PETALING JAYA: With targeted diesel subsidies set to roll out in the second quarter, Petronas Dagangan Bhd’s (PetDag) system is prepared for the implementation which will be fleet card-based.
Following a meeting with PetDag’s management, Kenanga Research said the retail arm of national oil company Petroliam Nasional Bhd does not expect the subsidy rationalisation to hit its diesel-sales volumes.
This is based on the fact that diesel is an essential fuel item.
“This is also evident from historical data during the floating of petrol and diesel prices in 2019, which showed no material impact on PetDag’s retail sales volumes,” the research house said in a note.
Two weeks ago, the Domestic Trade and Cost of Living Ministry said it will implement the Diesel Subsidy Control System 2.0 (DSCS 2.0) via fleet cards.
“The companies involved may apply for their quotas through the MySubsidi Diesel KPDN System and then proceed to apply for the fleet card from their preferred diesel company,” the ministry said in a statement on Jan 9.
Looking ahead, Kenanga Research said it was “largely neutral” on PetDag’s near-term prospects.
“We like PetDag due to its highly cash generative business that translates to high capacity to pay dividends, its strong balance sheet with a sizeable war chest of RM2.8bil, and growing Café Mesra convenience division’s revenue on stronger demand.
“However, we are concerned over the long-term prospects of its retail business on the back of electric vehicle (EV) adoption,” the research house said.
The research house noted that PetDag does not expect a substantial earnings contribution from EV charging in its financial year 2024, given the early stage of the EV market.

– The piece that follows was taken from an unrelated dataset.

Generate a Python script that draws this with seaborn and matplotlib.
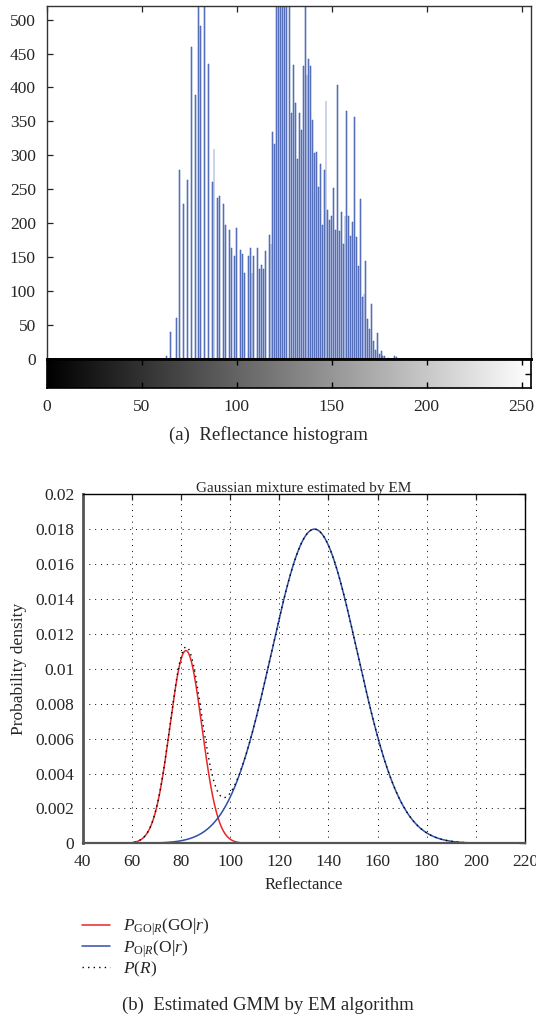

It added that conversion of alternating current (AC) chargers to direct current (DC) chargers is underway to decrease the average charging time for EV users.
“With 20 available AC charger stations, PetDag’s partner, Gentari, will increase capacity in the coming years.
“PetDag will earn income through fees paid by Gentari or profit-sharing arrangements, with no direct operation of the charging stations.”
Regarding Café Mesra, Kenanga Research pointed out that PetDag added 60 more outlets in 2023, including kiosks, in Peninsular Malaysia, bringing the total to 100.
Looking forward, PetDag will grow the franchise at a more measured pace amid soft market conditions.
“An interesting point to note is the stand-alone cafes (those not attached to its petrol stations, but located in shopping malls, office buildings, train stations and terminals) are doing even better given higher foot traffic.
“Nonetheless, Café Mesra’s contribution to its convenience division revenue remains insignificant at present,” said Kenanga Research.
The research house has maintained its “market perform” call on PetDag, with an unchanged target of RM22.40 per share.
Earnings forecasts have also been maintained.
“Risks to our call include volatility in its product prices, translating to volatility in margins, a slowdown in the domestic economy, resulting in lower demand for fuels, and a slowdown in the air travel segment, resulting in lower demand for jet fuel,” the research house added.